(Par Jean-Paul Pelras)
De Malbouzon à Laguiole, de Saint Gêniez à Saint Urcize, entre Lozère, Nord Aveyron et Cantal, j’ai parcouru, la semaine dernière, quelques dizaines de kilomètres sur ces routes longées de frênes émondés, j’ai traversé des villages dont celui où mes grands-parents sont enterrés, revu la ferme, les épiceries fermées, les bistrots oubliés, les monuments aux morts où, serrés les uns contre les autres, se côtoient quelques dizaines de noms que plus personne ne connaît.
J’ai bu
à l’eau glacée de Rieutort, passé mon regard derrière les rideaux
déchirés de quelques bâtisses abandonnées, croisé des troupeaux que
l’hiver n’avait pas encore découragés, salué le garagiste posant depuis
presqu’un demi-siècle devant les mêmes carcasses de voiture, entre la
vieille pompe à essence qui affiche des tarifs disproportionnés et la
dépanneuse rouillée, j’ai croisé des tracteurs tirant, sur des
départementales et à toute vitesse, des tonnes à lisier, j’ai vu
l’horizon qui, du Lac de Born à Aumont, n’en finit plus de recommencer,
charriant l’histoire de ce pays et de ces hommes que seuls le vent et la tourmente semblent pouvoir apprivoiser.
J’ai passé
trois jours sur l’Aubrac, trois jours à me demander ce qui allait
changer. Là, je me suis souvenu de Robert qui, d’un coup d’épaule,
envoyait valser les bottes de foin du plancher de la remorque à la cime
de la grange par-dessus les râteliers, de la tante Céline qui “faisait à
manger” pour vingt personnes comme si de rien n’était, de l’oncle Paul
qui passait sa main, le soir venu, entre le front et le béret pour
prendre ces décisions qui allaient tout changer.
Oui, je me suis
souvenu de ces paysans qui, à l’heure de la messe, parlaient en patois
entre deux canons de rouge et cette clôture qu’il fallait réparer parce
qu’une vache avait encore filé à travers bois ou du côté de la voie
ferrée.
Ce que la peur avait fait de l’humanité…
Alors, je me
suis dit : si ceux-là revenaient, qui ont connu la poignée de main, le
respect des valeurs et celui de la parole donnée, les jeunes godelureaux
du moment, écologistes endimanchés, politicards suffisants, technocrates inutiles, énarques malfaisants, imposteurs médiatisés, citadins
conquérants, journalistes inféodés, pervers protégés par l’entre soi
des pensées et autres glandeurs patentés, trouveraient certainement à
qui parler derrière leurs grandes idées et leurs petits masques en
papier.
Assis sur une
pierre en granit du côté de Marchastel, j’ai raconté à celles et ceux
qui sont partis de l’autre côté du chronomètre tout ce que nous sommes
en train de vivre : l’enfermement des anciens à qui l’on suggère de
s’isoler, le conditionnement des plus jeunes, qui doivent désormais
“raison garder”, la fin programmée de l’argent liquide, de la viande,
des festivités, des écoles, des cafés, des restaurants, des voitures,
des réunions, des feux de cheminée, des journaux, des mairies, des
villages, des contre-pouvoirs, des paysans français, des artisans qui
savaient travailler, du petit commerçant d’à côté, de cet homme qui,
pour pouvoir vieillir, allait encore devoir s’excuser… La fin de la
liberté de circuler, l’interdiction d’entrer dans un magasin sans
laisser passer, de manifester, de se réunir, de dire ce que l’on pense
sans risquer de se faire engueuler !
Je leur ai dit ce que la peur avait fait de l’humanité. Je
leur ai dit que les géants de ce que nous appelons “le numérique”
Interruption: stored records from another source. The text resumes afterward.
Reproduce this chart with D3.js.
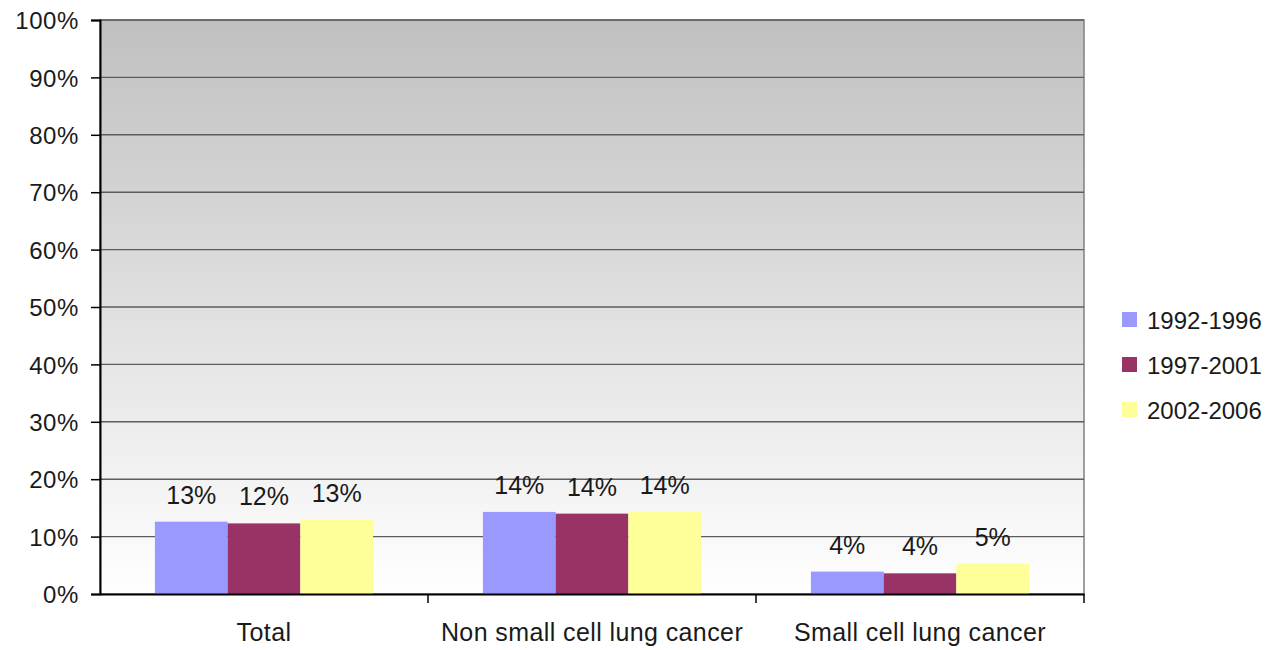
<!DOCTYPE html>
<html>
<head>
<meta charset="utf-8">
<script src="https://cdn.jsdelivr.net/npm/d3@7"></script>
<style>
  html, body { margin: 0; padding: 0; background: #ffffff; }
  svg { display: block; font-family: "Liberation Sans", Arial, sans-serif; }
</style>
</head>
<body>
<svg id="chart" width="1270" height="650"></svg>
<script>
// Five-year relative survival by lung cancer type and diagnosis period
const categories = ["Total", "Non small cell lung cancer", "Small cell lung cancer"];
const periods = ["1992-1996", "1997-2001", "2002-2006"];
const survival1992 = [0.126, 0.143, 0.039];
const survival1997 = [0.123, 0.140, 0.036];
const survival2002 = [0.129, 0.143, 0.053];
const periodColors = ["#9999ff", "#993366", "#ffff99"];
const yTicks = [0, 0.1, 0.2, 0.3, 0.4, 0.5, 0.6, 0.7, 0.8, 0.9, 1.0];

const seriesValues = [survival1992, survival1997, survival2002];
const rows = categories.map((c, i) => ({
  category: c,
  values: periods.map((p, j) => ({ period: p, value: seriesValues[j][i], color: periodColors[j] }))
}));

const svg = d3.select("#chart");
const plot = { left: 100, right: 1084, top: 20, bottom: 594 };

const x0 = d3.scaleBand().domain(categories).range([plot.left, plot.right]).padding(0);
const x1 = d3.scaleBand().domain(periods).range([0, x0.bandwidth()]).paddingInner(0).paddingOuter(0.755);
const y = d3.scaleLinear().domain([0, 1]).range([plot.bottom, plot.top]);

// plot area background: grey fading to white
const defs = svg.append("defs");
const grad = defs.append("linearGradient").attr("id", "plotBg")
  .attr("x1", 0).attr("y1", 0).attr("x2", 0).attr("y2", 1);
grad.append("stop").attr("offset", "0%").attr("stop-color", "#c0c0c0");
grad.append("stop").attr("offset", "100%").attr("stop-color", "#ffffff");

svg.append("rect")
  .attr("x", plot.left).attr("y", plot.top)
  .attr("width", plot.right - plot.left).attr("height", plot.bottom - plot.top)
  .attr("fill", "url(#plotBg)")
  .attr("stroke", "#808080").attr("stroke-width", 1.5);

// horizontal gridlines
svg.append("g").selectAll("line")
  .data(yTicks.filter(t => t > 0))
  .join("line")
  .attr("x1", plot.left).attr("x2", plot.right)
  .attr("y1", d => y(d)).attr("y2", d => y(d))
  .attr("stroke", "#5c5c5c").attr("stroke-width", 1.4);

// bars
const groups = svg.append("g").selectAll("g")
  .data(rows).join("g")
  .attr("transform", d => `translate(${x0(d.category)},0)`);

groups.selectAll("rect")
  .data(d => d.values).join("rect")
  .attr("x", d => x1(d.period))
  .attr("width", x1.bandwidth())
  .attr("y", d => y(d.value))
  .attr("height", d => y(0) - y(d.value))
  .attr("fill", d => d.color);

// value labels
groups.selectAll("text")
  .data(d => d.values).join("text")
  .attr("x", d => x1(d.period) + x1.bandwidth() / 2)
  .attr("y", d => y(d.value) - 18)
  .attr("text-anchor", "middle")
  .attr("font-size", 25)
  .attr("fill", "#1a1a1a")
  .text(d => d3.format(".0%")(d.value));

// y axis
const yAxis = d3.axisLeft(y).tickValues(yTicks).tickFormat(d3.format(".0%")).tickSizeOuter(0).tickSize(9).tickPadding(12);
const gy = svg.append("g").attr("transform", `translate(${plot.left},0)`).call(yAxis);
gy.select(".domain").attr("stroke", "#000").attr("stroke-width", 2);
gy.selectAll(".tick line").attr("stroke", "#000").attr("stroke-width", 1.5);
gy.selectAll(".tick text")
  .attr("font-size", 24).attr("letter-spacing", 0.6)
  .attr("font-family", "Liberation Sans, Arial, sans-serif")
  .attr("fill", "#1a1a1a").attr("dy", "0.36em");

// x axis
const xAxis = d3.axisBottom(x0).tickSize(0).tickPadding(29).tickSizeOuter(0);
const gx = svg.append("g").attr("transform", `translate(0,${plot.bottom})`).call(xAxis);
gx.select(".domain").attr("stroke", "#000").attr("stroke-width", 2);
gx.selectAll(".tick text")
  .attr("font-size", 25).attr("letter-spacing", 0.4)
  .attr("font-family", "Liberation Sans, Arial, sans-serif")
  .attr("fill", "#1a1a1a");

// category separators on x axis
const sepPositions = categories.map(c => x0(c)).concat([plot.right]).slice(1);
gx.append("g").selectAll("line")
  .data(sepPositions).join("line")
  .attr("x1", d => d).attr("x2", d => d)
  .attr("y1", 0).attr("y2", 9)
  .attr("stroke", "#000").attr("stroke-width", 1.5);

// legend
const legend = svg.append("g").attr("transform", "translate(1122,320)");
const items = legend.selectAll("g")
  .data(periods).join("g")
  .attr("transform", (d, i) => `translate(0,${i * 45})`);
items.append("rect")
  .attr("x", 0).attr("y", -8).attr("width", 15).attr("height", 15)
  .attr("fill", (d, i) => periodColors[i]);
items.append("text")
  .attr("x", 25).attr("y", 0).attr("dy", "0.36em")
  .attr("font-size", 24).attr("fill", "#1a1a1a")
  .text(d => d);
</script>
</body>
</html>
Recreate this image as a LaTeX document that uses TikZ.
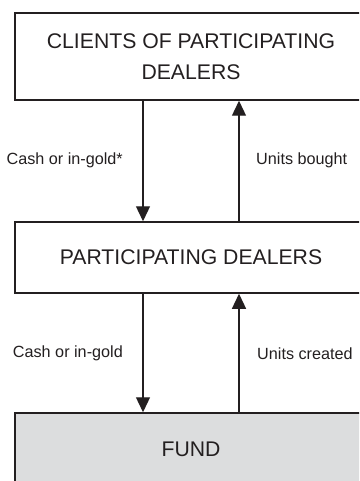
\documentclass[tikz,border=0pt]{standalone}
\usepackage{fontspec}
\setmainfont{Liberation Sans}
\usetikzlibrary{arrows.meta}
\usepackage{xcolor}
\definecolor{fundgrey}{HTML}{DCDDDE}
\definecolor{inkblack}{HTML}{231F20}
\tikzstyle{arrow} = [line width=1.3pt,draw=inkblack,-{Triangle[width=14pt,length=15pt]}]

\begin{document}
\begin{tikzpicture}
        [
            x=1pt,y=-1pt,
            box/.style={rectangle,draw=inkblack,line width=1.5pt,text=inkblack,
                minimum width=352pt,align=center,
                font=\fontsize{21.2}{31.4}\selectfont},
            lbl/.style={text=inkblack,font=\fontsize{16.2}{19}\selectfont,inner sep=0pt},
        ]
    \useasboundingbox (0,0) rectangle (359,481);
    \clip (0,0) rectangle (359,481);

    % the three boxes
    \node[box,minimum height=87pt ] (clients) at (191,56.5) {CLIENTS OF PARTICIPATING\\DEALERS};
    \node[box,minimum height=71pt ] (dealers) at (191,257.5){PARTICIPATING DEALERS};
    \node[box,minimum height=72pt,fill=fundgrey] (fund) at (191,449) {FUND};

    % where the arrows run
    \coordinate (down) at (143,0);
    \coordinate (up)   at (239,0);

    \draw[arrow] (clients.south -| down) -- (dealers.north -| down);
    \draw[arrow] (dealers.north -| up)   -- (clients.south -| up);
    \draw[arrow] (dealers.south -| down) -- (fund.north -| down);
    \draw[arrow] (fund.north -| up)      -- (dealers.south -| up);

    \node[lbl,anchor=east] (cash1)  at (123,160.5) {Cash or in-gold*};
    \node[lbl,anchor=west] (bought) at (256,160.5) {Units bought};
    \node[lbl,anchor=east] (cash2)  at (123,353.5) {Cash or in-gold};
    \node[lbl,anchor=west] (made)   at (257,353.5) {Units created};
\end{tikzpicture}
\end{document}
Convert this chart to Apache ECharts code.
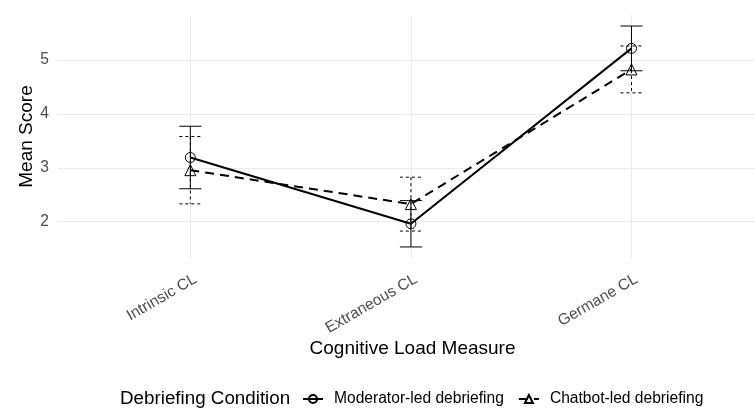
<!DOCTYPE html>
<html>
<head>
<meta charset="utf-8">
<script src="https://cdn.jsdelivr.net/npm/echarts@6/dist/echarts.min.js"></script>
<style>
  html, body { margin: 0; padding: 0; background: #fff; }
  #chart { width: 755px; height: 410px; }
</style>
</head>
<body>
<div id="chart"></div>
<script>
// Cognitive load means +/- error by debriefing condition
const categories = ["Intrinsic CL", "Extraneous CL", "Germane CL"];
const catPos = [1, 2, 3];
const moderatorMean = [3.19, 1.96, 5.215];
const moderatorErr = [0.58, 0.43, 0.415];
const chatbotMean = [2.955, 2.325, 4.825];
const chatbotErr = [0.625, 0.5, 0.435];
const yTicks = [2, 3, 4, 5];

const FONT = "'Liberation Sans', Arial, sans-serif";
const GRID = "#EBEBEB";
const TICK_TEXT = "#4D4D4D";

const pairs = (vals) => vals.map((v, i) => [catPos[i], v]);
const bars = (mean, err) => mean.map((m, i) => [catPos[i], m - err[i], m + err[i]]);

// errorbar drawn with the axes' own scale: vertical stem + two caps
function errorBar(dash) {
  return (params, api) => {
    const x = api.value(0);
    const top = api.coord([x, api.value(2)]);
    const bot = api.coord([x, api.value(1)]);
    const half = api.size([0.05, 0])[0];
    const style = { stroke: "#000", lineWidth: 1, lineDash: dash };
    return {
      type: "group",
      children: [
        { type: "line", shape: { x1: top[0], y1: top[1], x2: bot[0], y2: bot[1] }, style },
        { type: "line", shape: { x1: top[0] - half, y1: top[1], x2: top[0] + half, y2: top[1] }, style },
        { type: "line", shape: { x1: bot[0] - half, y1: bot[1], x2: bot[0] + half, y2: bot[1] }, style },
      ],
    };
  };
}

const chart = echarts.init(document.getElementById("chart"), null, { renderer: "canvas" });
chart.setOption({
  animation: false,
  textStyle: { fontFamily: FONT },
  // ggplot's discrete expansion runs the panel a little past the right edge,
  // so the axis is cut at 3.56 instead of 3.6
  grid: { left: 58, right: 0, top: 15, bottom: 152 },
  xAxis: {
    type: "value",
    min: 0.4,
    max: 3.56,
    name: "Cognitive Load Measure",
    nameLocation: "middle",
    nameGap: 81,
    nameMoveOverlap: false,
    nameTextStyle: { color: "#000", fontSize: 19, fontFamily: FONT, padding: [0, 0, 0, 12] },
    axisLine: { show: false },
    axisTick: { show: false, customValues: catPos },
    axisLabel: {
      customValues: catPos,
      rotate: 30,
      margin: 23,
      padding: [0, -6, 0, 0],
      color: TICK_TEXT,
      fontSize: 15.6,
      fontFamily: FONT,
      formatter: (v) => categories[Math.round(v) - 1] || "",
    },
    splitLine: { show: true, lineStyle: { color: GRID, width: 1 } },
  },
  yAxis: {
    type: "value",
    min: 1.325,
    max: 5.835,
    name: "Mean Score",
    nameLocation: "middle",
    nameGap: 22,
    nameMoveOverlap: false,
    nameTextStyle: { color: "#000", fontSize: 19, fontFamily: FONT },
    axisLine: { show: false },
    axisTick: { show: false, customValues: yTicks },
    axisLabel: { customValues: yTicks, color: TICK_TEXT, fontSize: 15.6, fontFamily: FONT, margin: 9 },
    splitLine: { show: true, lineStyle: { color: GRID, width: 1 } },
  },
  legend: {
    left: 297,
    top: 386,
    itemWidth: 20,
    itemHeight: 10,
    itemGap: 14,
    textStyle: { color: "#000", fontSize: 15.6, fontFamily: FONT, padding: [0, 0, 0, 6] },
    data: ["Moderator-led debriefing", "Chatbot-led debriefing"],
  },
  graphic: [{
    type: "text",
    left: 120,
    top: 389,
    style: { text: "Debriefing Condition", fill: "#000", font: `18.8px ${FONT}` },
  }],
  series: [
    {
      name: "Moderator-led debriefing",
      type: "line",
      data: pairs(moderatorMean),
      symbol: "circle",
      symbolSize: 10,
      lineStyle: { color: "#000", width: 2 },
      itemStyle: { color: "rgba(0,0,0,0)", borderColor: "#000", borderWidth: 1 },
      z: 3,
    },
    {
      name: "Chatbot-led debriefing",
      type: "line",
      data: pairs(chatbotMean),
      symbol: "triangle",
      symbolSize: 11,
      lineStyle: { color: "#000", width: 2, type: [9, 6] },
      itemStyle: { color: "rgba(0,0,0,0)", borderColor: "#000", borderWidth: 1 },
      z: 3,
    },
    {
      type: "custom",
      renderItem: errorBar(null),
      encode: { x: 0, y: [1, 2] },
      data: bars(moderatorMean, moderatorErr),
      z: 2,
    },
    {
      type: "custom",
      renderItem: errorBar([3, 3]),
      encode: { x: 0, y: [1, 2] },
      data: bars(chatbotMean, chatbotErr),
      z: 2,
    },
  ],
});
</script>
</body>
</html>
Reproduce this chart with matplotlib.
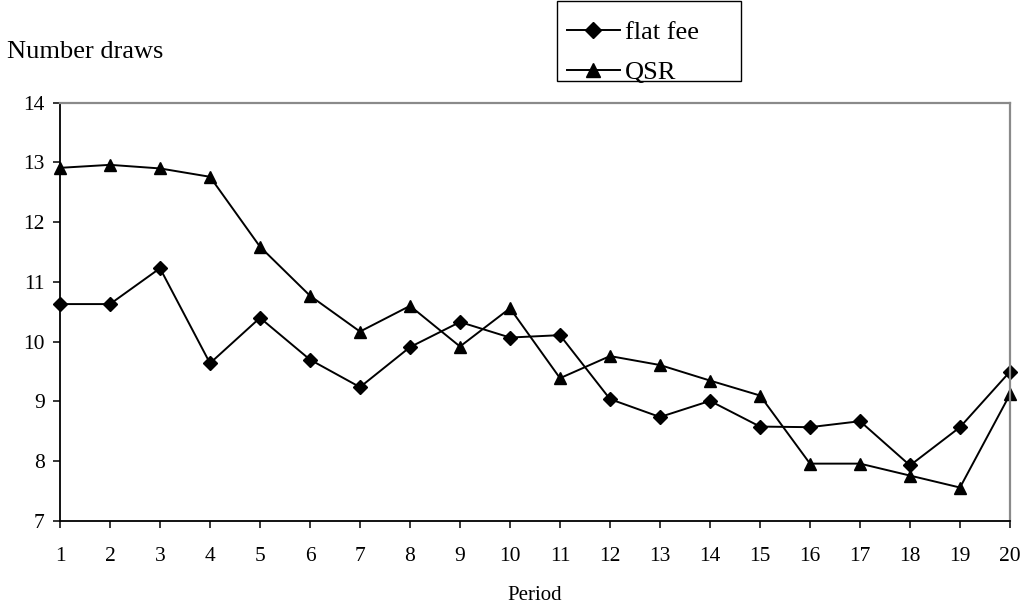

étaient en train d’investir sur la planète Mars pour imaginer un autre
monde, avec l’argent de sept milliards d’individus qui se laissent faire
parce que quatre brigands leur ont appris à ne plus savoir exister.
Et puis, j’ai
jeté quelques cailloux dans le Bès et dans la Rimeize, comme je le
faisais quand j’étais petit avant de revenir, quelques jours après, voir
s’ils n’avaient pas bougé. Un peu comme on revient passer quelques
heures du côté de l’enfance dans la vacuité des grands silences et des
années passées, pour essayer de comprendre. Pour essayer de se rassurer.